What the science says...

Select a level... Basic Intermediate

Surface temperature measurements are affected by short-term climate variability, and recent warming of deep oceans

Climate Myth...

There's no correlation between CO2 and temperature

"Twentieth century global warming did not start until 1910. By that time CO2 emissions had already risen from the expanded use of coal that had powered the industrial revolution, and emissions only increased slowly from 3.5gigatonnes in 1910 to under 4gigatonnes by the end of the Second World War. 

It was the post war industrialization that caused the rapid rise in global CO2 emissions, but by 1945 when this began, the Earth was already in a cooling phase that started around 1942 and continued until 1975. With 32 years of rapidly increasing global temperatures and only a minor increase in global CO2 emissions, followed by 33 years of slowly cooling global temperatures with rapid increases in global CO2 emissions, it was deceitful for the IPCC to make any claim that CO2 emissions were primarily responsible for observed 20th century global warming."
(Norm Kalmanovitch).

Why doesn’t the temperature rise at the same rate that CO2 increases?

The amount of CO2 is increasing all the time - we just passed a landmark 400 parts per million concentration of atmospheric CO2, up from around 280ppm before the industrial revolution. That’s a 42.8% increase.

A tiny amount of CO2 and other greenhouse gases, like methane and water vapour, keep the Earth’s surface 30°Celsius (54°F) warmer than it would be without them. We have added 42% more CO2 but that doesn't mean the temperature will go up by 42% too.

There are several reasons why. Doubling the amount of CO2 does not double the greenhouse effect. The way the climate reacts is also complex, and it is difficult to separate the effects of natural changes from man-made ones over short periods of time.

As the amount of man-made CO2 goes up, temperatures do not rise at the same rate. In fact, although estimates vary - climate sensitivity is a hot topic in climate science, if you’ll forgive the pun - the last IPCC report (AR4) described the likely range as between 2 and 4.5 degrees C, for double the amount of CO2 compared to pre-industrial levels.

So far, the average global temperature has gone up by about 0.8 degrees C (1.4 F).

"According to an ongoing temperature analysis conducted by scientists at NASA’s Goddard Institute for Space Studies (GISS)…the average global temperature on Earth has increased by about 0.8°Celsius (1.4°Fahrenheit) since 1880. Two-thirds of the warming has occurred since 1975, at a rate of roughly 0.15-0.20°C per decade."

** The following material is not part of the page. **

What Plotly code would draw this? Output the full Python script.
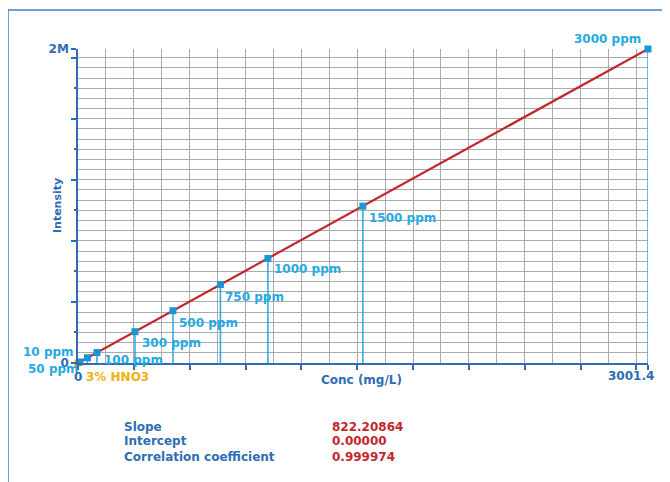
import plotly.graph_objects as go

# ---------------- data ----------------
sample_labels = ["3% HNO3", "10 ppm", "50 ppm", "100 ppm", "300 ppm", "500 ppm",
                 "750 ppm", "1000 ppm", "1500 ppm", "3000 ppm"]
conc = [0, 10, 50, 100, 300, 500, 750, 1000, 1500, 3001.4]
intensity = [0, 8200, 41000, 82000, 246000, 411000, 617000, 822000, 1233000, 2468000]

fit_x = [0, 3001.4]
fit_y = [0, 2468000]

x_min_label = "0"
x_max_label = "3001.4"
y_min_label = "0"
y_max_label = "2M"

stat_names = ["Slope", "Intercept", "Correlation coefficient"]
stat_values = ["822.20864", "0.00000", "0.999974"]

# ---------------- styles ----------------
FONT = "DejaVu Sans"
DARK_BLUE = "#2E6DB4"
LIGHT_BLUE = "#27A9E1"
MARKER_BLUE = "#1B95D3"
RED = "#C1272D"
ORANGE = "#EDB20F"
GRID = "#ababab"

X_MAX = 3001.4
Y_MAX = 2468000
X_GRID = 147
X_TICK = 294
Y_GRID = 80000
Y_TICK = 480000
Y_TICK_MINOR = 240000

# label placement (px offsets from the marker)
label_dx = [6, -4, -7, 5, 5, 4, 3, 4, 4, -5]
label_dy = [-14, 10, -11, -7, -11, -12, -12, -11, -12, 10]
label_anchor = ["left", "right", "right", "left", "left", "left", "left", "left", "left", "right"]
label_color = [ORANGE] + [LIGHT_BLUE] * 9
marker_color = [ORANGE] + [MARKER_BLUE] * 9

fig = go.Figure()

# drop lines
dx, dy = [], []
for c, i in zip(conc, intensity):
    dx += [c, c, None]
    dy += [0, i, None]
fig.add_trace(go.Scatter(x=dx, y=dy, mode="lines",
                         line=dict(color=LIGHT_BLUE, width=1.5),
                         hoverinfo="skip", showlegend=False))

# fit line
fig.add_trace(go.Scatter(x=fit_x, y=fit_y, mode="lines",
                         line=dict(color=RED, width=2.2),
                         hoverinfo="skip", showlegend=False))

# markers
fig.add_trace(go.Scatter(x=conc, y=intensity, mode="markers",
                         marker=dict(symbol="square", size=7, color=marker_color),
                         showlegend=False, cliponaxis=False))

# dummy for secondary y axis (short ticks)
fig.add_trace(go.Scatter(x=[None], y=[None], yaxis="y2", showlegend=False, hoverinfo="skip"))

annotations = []
for lab, c, i, ddx, ddy, anc, col in zip(sample_labels, conc, intensity, label_dx,
                                         label_dy, label_anchor, label_color):
    annotations.append(dict(x=c, y=i, xref="x", yref="y", text="<b>%s</b>" % lab,
                            showarrow=False, xanchor=anc, yanchor="middle",
                            xshift=ddx, yshift=ddy,
                            font=dict(family=FONT, size=12, color=col)))

# end labels of the x axis
annotations.append(dict(x=X_MAX, y=0, xref="x", yref="y", text="<b>%s</b>" % x_max_label,
                        showarrow=False, xanchor="right", yanchor="middle",
                        xshift=8, yshift=-13,
                        font=dict(family=FONT, size=12, color=DARK_BLUE)))
annotations.append(dict(x=0, y=0, xref="x", yref="y", text="<b>%s</b>" % x_min_label,
                        showarrow=False, xanchor="center", yanchor="middle",
                        xshift=0, yshift=-14,
                        font=dict(family=FONT, size=12, color=DARK_BLUE)))

# axis titles
annotations.append(dict(x=0.498, y=-0.054, xref="paper", yref="paper",
                        text="<b>Conc (mg/L)</b>", showarrow=False,
                        xanchor="center", yanchor="middle",
                        font=dict(family=FONT, size=12, color=DARK_BLUE)))
annotations.append(dict(x=-0.0368, y=0.5, xref="paper", yref="paper",
                        text="<b>Intensity</b>", showarrow=False, textangle=-90,
                        xanchor="center", yanchor="middle",
                        font=dict(family=FONT, size=11, color=DARK_BLUE)))

# stats table
stat_rows_y = [-0.2038, -0.2484, -0.2994]
for name, val, yy in zip(stat_names, stat_values, stat_rows_y):
    annotations.append(dict(x=0.0772, y=yy, xref="paper", yref="paper",
                            text="<b>%s</b>" % name, showarrow=False,
                            xanchor="left", yanchor="middle",
                            font=dict(family=FONT, size=12, color=DARK_BLUE)))
    annotations.append(dict(x=0.442, y=yy, xref="paper", yref="paper",
                            text="<b>%s</b>" % val, showarrow=False,
                            xanchor="left", yanchor="middle",
                            font=dict(family=FONT, size=12, color=RED)))

x_tickvals = [k * X_TICK for k in range(int(X_MAX // X_TICK) + 1)] + [X_MAX]
y_tickvals = [k * Y_TICK for k in range(int(Y_MAX // Y_TICK) + 1)] + [Y_MAX]
y_ticktext = ["<b>%s</b>" % (y_min_label if v == 0 else y_max_label if v == Y_MAX else "")
              if v in (0, Y_MAX) else "" for v in y_tickvals]
y_short = [k * Y_TICK_MINOR for k in range(int(Y_MAX // Y_TICK_MINOR) + 1) if k % 2 == 1]

# the page body adds an 8px margin, so the figure is drawn 8px smaller and offset
fig.update_layout(
    width=662, height=474,
    margin=dict(l=70, r=22, t=41, b=119),
    paper_bgcolor="white", plot_bgcolor="white",
    showlegend=False,
    annotations=annotations,
    xaxis=dict(range=[0, X_MAX], showgrid=False, zeroline=False,
               showline=True, linecolor=DARK_BLUE, linewidth=1.5,
               tickmode="array", tickvals=x_tickvals, showticklabels=False,
               ticks="outside", ticklen=5, tickcolor=DARK_BLUE, tickwidth=1.5,
               minor=dict(tick0=0, dtick=X_GRID, showgrid=True, gridcolor=GRID,
                          gridwidth=1, ticks="")),
    yaxis=dict(range=[0, Y_MAX], showgrid=False, zeroline=False,
               showline=True, linecolor=DARK_BLUE, linewidth=1.5,
               tickmode="array", tickvals=y_tickvals, ticktext=y_ticktext,
               ticks="outside", ticklen=5, tickcolor=DARK_BLUE, tickwidth=1.5,
               tickfont=dict(family=FONT, size=12, color=DARK_BLUE),
               minor=dict(tick0=0, dtick=Y_GRID, showgrid=True, gridcolor=GRID,
                          gridwidth=1, ticks="")),
    yaxis2=dict(range=[0, Y_MAX], overlaying="y", side="left", showgrid=False,
                zeroline=False, showline=False, tickmode="array", tickvals=y_short,
                ticks="outside", ticklen=3, tickcolor=DARK_BLUE, tickwidth=1.5,
                showticklabels=False),
    shapes=[
        dict(type="line", xref="paper", yref="paper", x0=-0.1228, x1=1.04,
             y0=1.1242, y1=1.1242, line=dict(color="#3F7FC6", width=1.5)),
        dict(type="line", xref="paper", yref="paper", x0=-0.1228, x1=-0.1228,
             y0=1.1242, y1=-0.40, line=dict(color="#3F7FC6", width=1.5)),
    ],
)

fig.write_html("out.html")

Source: NASA Earth Observatory

The speed of the increase is worth noting too. Unfortunately, as this quote from NASA demonstrates, anthropogenic climate change is happening very quickly compared to changes that occurred in the past (text emboldened for emphasis):

"As the Earth moved out of ice ages over the past million years, the global temperature rose a total of 4 to 7 degrees Celsius over about 5,000 years. In the past century alone, the temperature has climbed 0.7 degrees Celsius, roughly ten times faster than the average rate of ice-age-recovery warming."

Source: NASA Earth Observatory

Small increases in temperature can be hard to measure over short periods, because they can be masked by natural variation. For example, cycles of warming and cooling in the oceans cause temperature changes, but they are hard to separate from small changes in temperature caused by CO2 emissions which occur at the same time.

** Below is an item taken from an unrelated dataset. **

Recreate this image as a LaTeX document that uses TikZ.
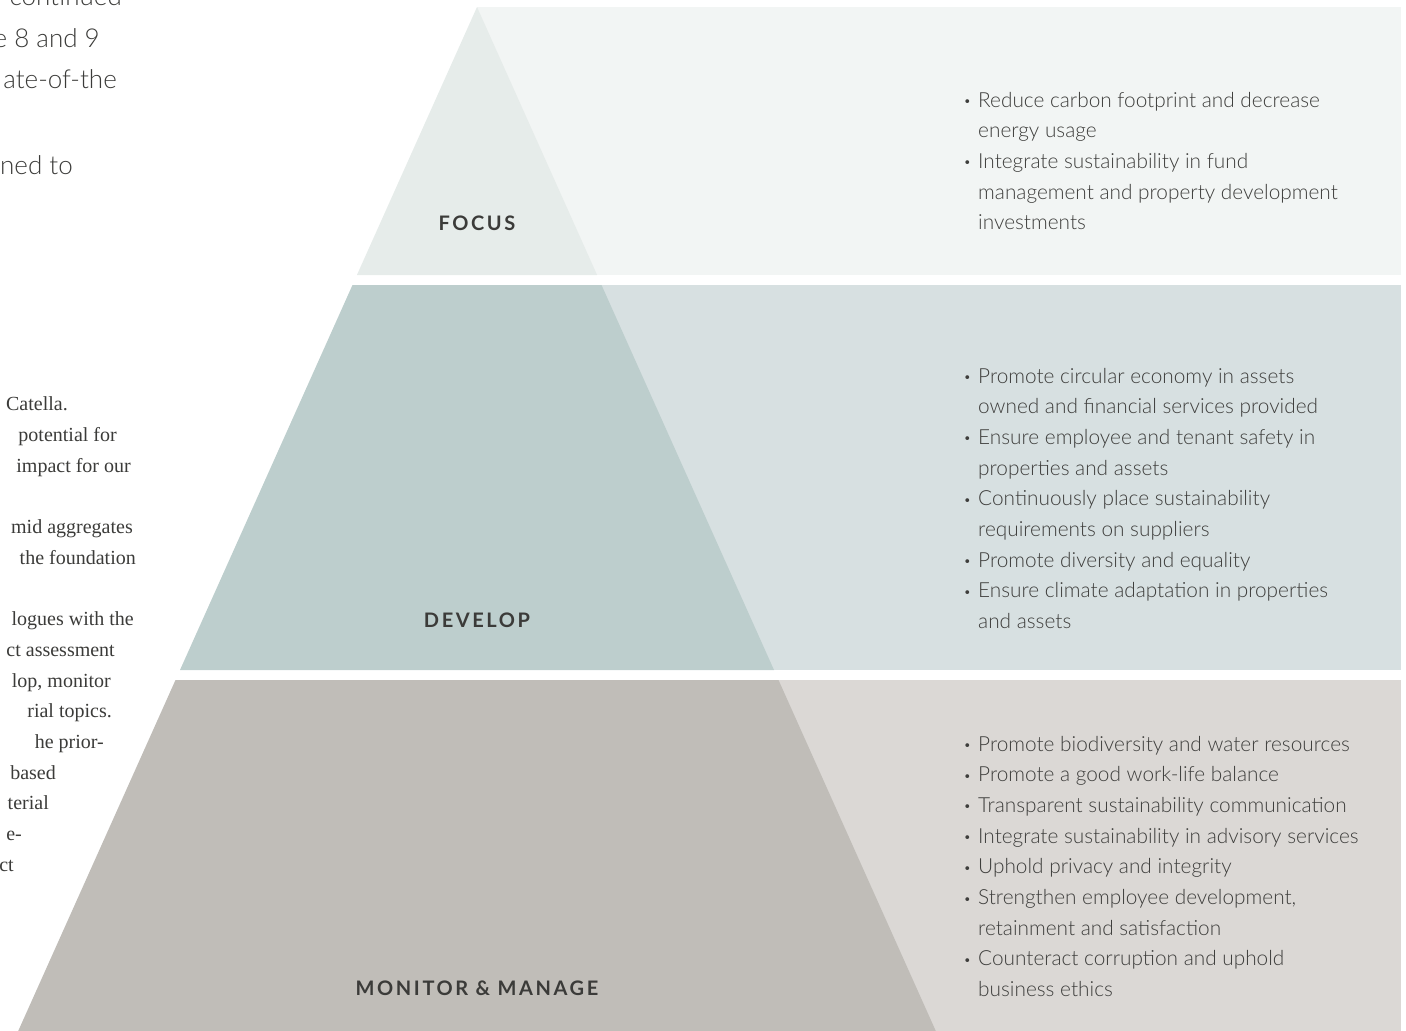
\documentclass[tikz,border=0pt]{standalone}
\usepackage{fontspec}
\setmainfont{Lato}
\newfontfamily\bodyfont{Lato Light}
\newfontfamily\tierfont{Lato}[LetterSpace=13]
\newfontfamily\pageserif{Liberation Serif}
\usetikzlibrary{positioning}

\definecolor{focusdark}{HTML}{E6ECEA}
\definecolor{focuslight}{HTML}{F2F5F4}
\definecolor{developdark}{HTML}{BDCECD}
\definecolor{developlight}{HTML}{D7E0E1}
\definecolor{monitordark}{HTML}{C0BDB8}
\definecolor{monitorlight}{HTML}{DBD8D5}
\definecolor{inkgrey}{HTML}{3B3B39}
\definecolor{goalgrey}{HTML}{3E3E3C}

\newcommand{\goalbullet}{\makebox[0pt][r]{\raisebox{1.5pt}{\fontsize{13}{13}\selectfont\textbullet}\hspace{7pt}}}

\tikzset{
    tier/.style={font=\tierfont\bfseries\fontsize{20}{20}\selectfont, text=inkgrey, anchor=base, inner sep=0pt},
    goal/.style={font=\bodyfont\fontsize{20.8}{20.8}\selectfont, text=goalgrey, anchor=base west, inner sep=0pt},
    pagesans/.style={font=\bodyfont\fontsize{26}{26}\selectfont, text=inkgrey, anchor=base east, inner sep=0pt},
    pagetext/.style={font=\pageserif\fontsize{20}{20}\selectfont, text=inkgrey, anchor=base east, inner sep=0pt}
}

\begin{document}
\begin{tikzpicture}[x=1pt, y=-1pt]
    \useasboundingbox (0,0) rectangle (1406,1031);

    % Light bands behind the goals
    \fill[focuslight] (477,7) rectangle (1401,275);
    \fill[developlight] (477,285) rectangle (1401,670);
    \fill[monitorlight] (477,680) rectangle (1401,1031);

    % Pyramid tiers
    \fill[focusdark] (477,7) -- (597.1,275) -- (356.9,275) -- cycle;
    \fill[developdark] (352.5,285) -- (601.5,285) -- (774,670) -- (180,670) -- cycle;
    \fill[monitordark] (175.5,680) -- (778.5,680) -- (935.8,1031) -- (18.2,1031) -- cycle;

    % Tier labels
    \node[tier] (focus) at (477,230) {FOCUS};
    \node[tier] (develop) at (477,627) {DEVELOP};
    \node[tier] (monitor) at (477,995) {MONITOR \& MANAGE};

    % Goals per tier (1 = new bullet, 0 = continued line)
    \foreach \b/\t [count=\i] in {
        1/Reduce carbon footprint and decrease,
        0/energy usage,
        1/Integrate sustainability in fund,
        0/management and property development,
        0/investments}
        \node[goal] (fg\i) at (978,{107+30.7*(\i-1)}) {\ifnum\b=1 \goalbullet\fi\t};

    \foreach \b/\t [count=\i] in {
        1/Promote circular economy in assets,
        0/owned and financial services provided,
        1/Ensure employee and tenant safety in,
        0/properties and assets,
        1/Continuously place sustainability,
        0/requirements on suppliers,
        1/Promote diversity and equality,
        1/Ensure climate adaptation in properties,
        0/and assets}
        \node[goal] (dg\i) at (978,{383+30.7*(\i-1)}) {\ifnum\b=1 \goalbullet\fi\t};

    \foreach \b/\t [count=\i] in {
        1/Promote biodiversity and water resources,
        1/Promote a good work-life balance,
        1/Transparent sustainability communication,
        1/Integrate sustainability in advisory services,
        1/Uphold privacy and integrity,
        {1/Strengthen employee development,},
        0/retainment and satisfaction,
        1/Counteract corruption and uphold,
        0/business ethics}
        \node[goal] (mg\i) at (978,{751+30.7*(\i-1)}) {\ifnum\b=1 \goalbullet\fi\t};

    % Page text cut off at the left edge
    \node[pagesans] (p1) at (122,5) {continued};
    \node[pagesans] (p2) at (100,47) {e 8 and 9};
    \node[pagesans] (p3) at (117,88) {ate-of-the};
    \node[pagesans] (p4) at (73,174) {ned to};

    \node[pagetext] (s1) at (68,410) {Catella.};
    \node[pagetext] (s2) at (117,441) {potential for};
    \node[pagetext] (s3) at (131,472) {impact for our};
    \node[pagetext] (s4) at (133,533) {mid aggregates};
    \node[pagetext] (s5) at (136,564) {the foundation};
    \node[pagetext] (s6) at (134,625) {logues with the};
    \node[pagetext] (s7) at (115,656) {ct assessment};
    \node[pagetext] (s8) at (111,687) {lop, monitor};
    \node[pagetext] (s9) at (112,717) {rial topics.};
    \node[pagetext] (s10) at (104,748) {he prior-};
    \node[pagetext] (s11) at (56,779) {based};
    \node[pagetext] (s12) at (49,809) {terial};
    \node[pagetext] (s13) at (22,840) {e-};
    \node[pagetext] (s14) at (14,871) {ct};

\end{tikzpicture}
\end{document}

Tiny particle emissions from burning coal or wood are also being researched, because they may be having a cooling effect. Scientists like to measure changes over long periods so that the effects of short natural variations can be distinguished from the effects of man-made CO2.

The rate of surface warming has slowed in the past decade. Yet the physical properties of CO2 and other greenhouse gases cannot change. The same energy they were re-radiating back to Earth during previous decades must be evident now, subject only to changes in the amount of energy arriving from the sun - and we know that has changed very little. But if that’s true, where is this heat going?

The answer is into the deep oceans. Here is a graphic showing where the heat is currently going:

From Nuccitelli et.al (2012)

The way heat moves in the deep oceans is not well understood. Improvements in measurement techniques have allowed scientists to more accurately gauge the amount of energy the oceans are absorbing.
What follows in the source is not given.